Turpan
"Everything here is designed around heat—the architecture, the food, the schedule, the entire rhythm of the day."
Arriving Below Sea Level
Turpan sits in the Turpan Depression, the second-lowest point on Earth after the Dead Sea, and this geological fact shapes everything about the city. The basin traps heat with casual brutality. I arrived in mid-June and the thermometer at the train station read forty-seven degrees. I checked it twice. The taxi driver laughed when he saw me do it and said something I didn’t understand, but the tone was unmistakably: yes, that’s normal, what did you expect?
The old town moves almost entirely underground or under vine trellises during the hottest hours. Streets are canopied with grapevines trained across wooden lattices so dense they block direct sun. Bazaar lanes become tunnels of purple and green, and the light that filters through has a greenish underwater quality. By noon the outdoor tea houses are full and nobody is moving quickly. By three in the afternoon, nothing moves at all.

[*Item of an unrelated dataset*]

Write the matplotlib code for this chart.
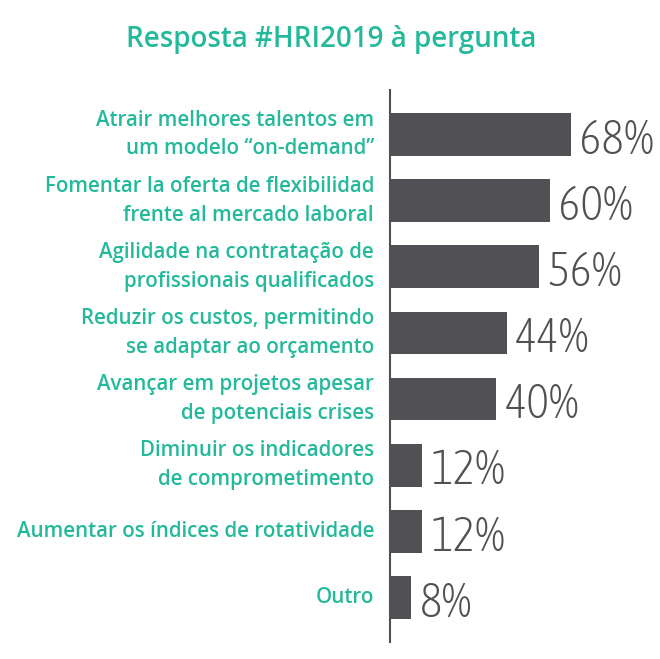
import matplotlib
matplotlib.use('Agg')
import matplotlib.pyplot as plt
from matplotlib import font_manager
import matplotlib.patheffects as pe

TEAL = '#25b99b'
GREY = '#505055'

labels = [
    'Atrair melhores talentos em\num modelo \u201con-demand\u201d',
    'Fomentar la oferta de flexibilidad\nfrente al mercado laboral',
    'Agilidade na contrata\u00e7\u00e3o de\nprofissionais qualificados',
    'Reduzir os custos, permitindo\nse adaptar ao or\u00e7amento',
    'Avan\u00e7ar em projetos apesar\nde potenciais crises',
    'Diminuir os indicadores\nde comprometimento',
    'Aumentar os \u00edndices de rotatividade',
    'Outro',
]
values = [68, 60, 56, 44, 40, 12, 12, 8]
value_labels = ['68%', '60%', '56%', '44%', '40%', '12%', '12%', '8%']

# thin condensed font for the numbers, if there is one
fonts = font_manager.fontManager.ttflist
thin = [f.name for f in fonts if ('Condensed' in f.name or 'Narrow' in f.name)
        and isinstance(f.weight, int) and f.weight <= 300]
cond = [f.name for f in fonts if 'Condensed' in f.name or 'Narrow' in f.name]
if thin:
    num_family, erode = [thin[0], 'Roboto'], 0
elif cond:
    num_family, erode = [sorted(cond)[0], 'Roboto'], 2.0
else:
    num_family, erode = ['Roboto'], 1.0

W, H = 660, 659
fig = plt.figure(figsize=(W / 100, H / 100), dpi=100)
ax = fig.add_axes([390 / W, 1 - 642 / H, 270 / W, 552 / H])

ypos = list(range(len(values)))
ax.barh(ypos, values, height=0.65, color=GREY, zorder=2)
ax.set_xlim(0, 270 / 2.66)
ax.set_ylim(len(values) - 1 + 0.68, -0.68)

for s in ['top', 'right', 'bottom']:
    ax.spines[s].set_visible(False)
ax.spines['left'].set_color(GREY)
ax.spines['left'].set_linewidth(1.5)
ax.set_xticks([])
ax.set_yticks([])

effects = [pe.Stroke(linewidth=erode, foreground='white')] if erode else []
for y, v, t, lab in zip(ypos, values, value_labels, labels):
    ax.annotate(t, xy=(v, y), xytext=(6, -14), textcoords='offset points',
                ha='left', va='baseline', fontsize=34.5, color=GREY,
                family=num_family, fontweight='light', annotation_clip=False,
                path_effects=effects)
    ax.annotate(lab, xy=(0, y), xytext=(-11.5, 0), textcoords='offset points',
                ha='right', va='center', fontsize=14.8, color=TEAL,
                family=['Open Sans', 'DejaVu Sans'], fontweight='semibold',
                linespacing=1.45, annotation_clip=False)

fig.text(331 / W, 1 - 40 / H, 'Resposta #HRI2019 \u00e0 pergunta', ha='center',
         va='center', fontsize=20, color=TEAL, family=['Open Sans', 'DejaVu Sans'],
         fontweight='semibold')

fig.savefig('out.png', dpi=100, facecolor='white')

The karez—the underground irrigation channels that have fed this oasis for millennia—are engineering that I find more astonishing the more I think about it. Hundreds of vertical shafts dug down to the water table, connected by horizontal tunnels, delivering water by gravity alone to fields that would otherwise be desert. Some channels are still functioning. Walking through a demonstration section near the museum, the temperature dropped fifteen degrees the moment I descended underground.
Jiaohe and the Ancient Ruins
The ruined city of Jiaohe, twelve kilometers west of Turpan, sits on a mesa above two river valleys and has been uninhabited for seven centuries. What remains are the walls and floor plans of an entire city—streets, temples, granaries, houses—all carved from the earth itself rather than built up from it. The effect is strange: you walk through a city that was dug downward into the plateau, so all the walls rise to the same level and the roofs are simply gone, replaced by sky.
I went at six in the morning to avoid both heat and crowds. The light was horizontal and the shadows fell in all the channels and doorways at once. The silence was total except for wind and occasional hawk. Lia had gone back to sleep at the hotel, which I understood completely but which also meant I had those first two hours alone in a city that once held ten thousand people.
The Grape Valleys and Flaming Mountains
The Grape Valley is aggressively touristic—cable cars, packaged performances, admission fees—but the vines themselves are real and ancient, and if you walk far enough from the main entrance, the trellises and farmhouses look exactly as they should. Uyghur families dry the Thompson seedless grapes in ventilated mud-brick towers; the dried fruit they produce, sold in enormous burlap sacks at the bazaar, is sweet with a mineral edge that raisins from anywhere else don’t have.
The Flaming Mountains turn genuinely red-orange in afternoon light. The name comes from how they appear at midday when heat shimmer makes them seem to ripple, but the real show is at four in the afternoon when the sun catches the iron oxide in the sandstone and the whole range ignites. I drove along the base for an hour and stopped every few kilometers to look at how the color changed.
Eating in Turpan
The local lamb here benefits from animals that have grazed on wild herbs at high altitude before coming down to the basin. The kebabs—long skewers of cumin-crusted meat over saxaul charcoal—are available from dusk until two in the morning at the night market near the mosque. I ate them standing up four nights running, adding dried chili from a communal dish each time. The melons from the surrounding farms are watermelons that have been concentrating sugar in this heat for weeks—they are the sweetest I have tasted anywhere.
When to go: September is the sweet spot: harvest season means fresh grapes and melons at their peak, temperatures drop to something survivable (low thirties), and the grape-drying operations are in full swing. Spring (April–May) is pleasant but misses the harvest. Summer exists for those who want to understand the heat for themselves.